Wobei ich an dieser Stelle hervorhebe, dass es eine erstaunliche kulturelle Leistung ist, Geldforderungen ihrerseits als Zahlungsmittel zu verwenden. So eine Abstraktion kriegen selbst unsere nächsten Verwandten, die Schimpansen & Bonobos, nicht hin. :-)
Zentralbanken wiederum können sehr wohl Geld aus dem Nichts schöpfen, und zwar seit dem 15. August 1971 sogar prinzipiell in beliebiger Höhe.
Das Sich-von-anderen-Banken-Geld-leihen findet übrigens auf dem Interbankenmarkt statt. Der liegt seit 2007 ziemlich darnieder:
Vor der Krise liehen sich Banken untereinander täglich bis zu 450 Milliarden Euro, infolge der Finanzkrise ab 2007 ist dieser Interbankenhandel fast völlig zum Erliegen gekommen, weil das Vertrauen der Banken untereinander gestört wurde.
Im September 2019 gab es da noch mal massive Zuckungen. Und so kriege ich sogar noch das Tag “Vertrauen” in diesem Beitrag unter. ;-)

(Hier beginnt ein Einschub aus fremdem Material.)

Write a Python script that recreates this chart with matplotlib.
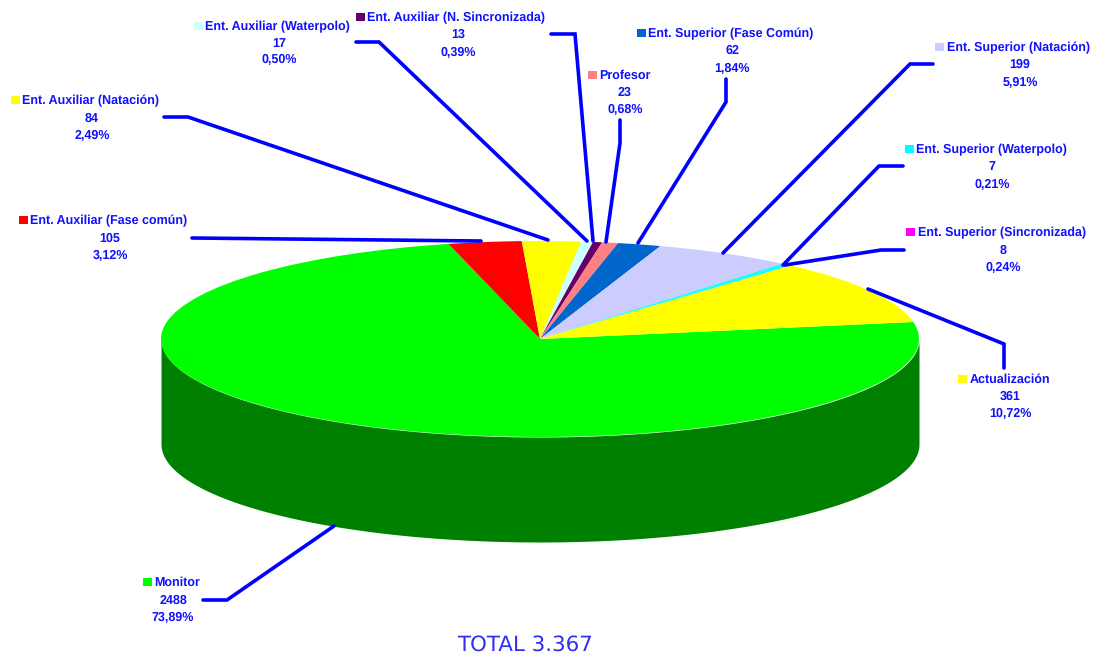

Wenn dir das jetzt zu viel Text war und die lieber ein Video schaust, bitteschön, hier ist noch mal das Video von den NachDenkSeiten, das ich schon im Beitrag über Geldschöpfung aus dem Nichts verlinkt hatte:
Nachtrag vom 09.01.: Renée Menéndez hat den Sachverhalt in seinem Beitrag Was ist Giralgeld? rechtlich korrekter als ich dargestellt, dafür ist es dort nicht ganz leicht nachvollziehbar. Ich habe eben versucht, auf Fremdwörter und rechtliche wie ökonomische Fachbegriffe möglichst zu verzichten. Beim Scrollen durch die dortigen Kommentare fand ich außerdem den 8seitigen Artikel Die Verwirrungen um die vermeintliche Giralgeldschöpfung durch Geschäftsbanken von Erhard Glötzl.
Nachtrag vom 26.01.: Norbert Häring hat sich mit der Frage nach dem gesetzlichen Zahlungsmittel bis zum EuGH durchgeklagt – mit einem durchwachsenen Ergebnis.